Values in Emerging Technology Impact Assessment
Principal Investigator: Gregory Kaebnick
Co-investigators: Michael Gusmano, Karen Maschke
Funder: National Science Foundation
Project Background
There is near-universal agreement that the development and application of potentially powerful emerging technologies should be grounded on a thoughtful evaluation of the benefits and harms that the technology might generate. There is considerable disagreement and confusion, however, about how a thoughtful evaluation should be undertaken. In particular, it is not clear what the role of values is in the evaluation of an emerging technology. Risk assessment and cost-benefit analysis are sometimes represented as being objective, even “value free.” But they are also sometimes viewed as supporting special interests under the cloak of “objectivity”; in particular, they are sometimes seen as exemplifying a “proactionary” orientation that favors science and industry.

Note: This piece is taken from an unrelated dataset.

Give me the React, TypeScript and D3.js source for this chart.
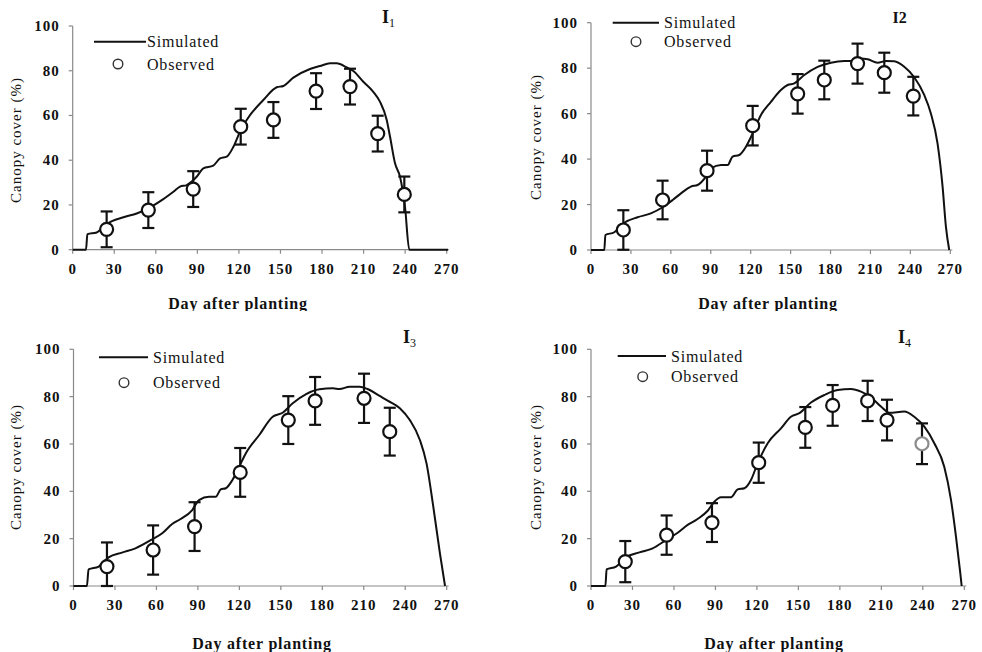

This project will articulate and examine the role of values in formal impact assessment mechanisms, particularly in cost-benefit analysis and risk assessment for calculating the risks and benefits of emerging technologies. It will ask whether values can or should be eliminated from these mechanisms, and if not, whether we can clarify what the appropriate values are and the role they should play in the analysis. The method in the project is to apply these mechanisms to well-defined cases in synthetic biology, drawing on a team of experts to help carry out and evaluate the application.
Goals and Impact:
The project is intended to improve the understanding and use of impact assessment mechanisms, advance scholarly debates about the precautionary principle and related topics, and facilitate policy-making (and public understanding of it) on synthetic biology. Collectively, these goals contribute to the growing effort to develop strategies that ensure the governance of emerging technologies aligns appropriately with the public’s values. The project will consist of two meetings of a working group, technical advisors, and a technology governance advisor. Products will include a report that examines the role of values in formal impact assessment mechanisms, an additional report on how impact assessment mechanisms square with the recommendation by the Presidential Commission for the Study of Bioethical Issues for “prudent vigilance” in policy on synthetic biology and other emerging biotechnologies, and scholarly papers reassessing the debate about proactionary versus precautionary approaches to policy-making.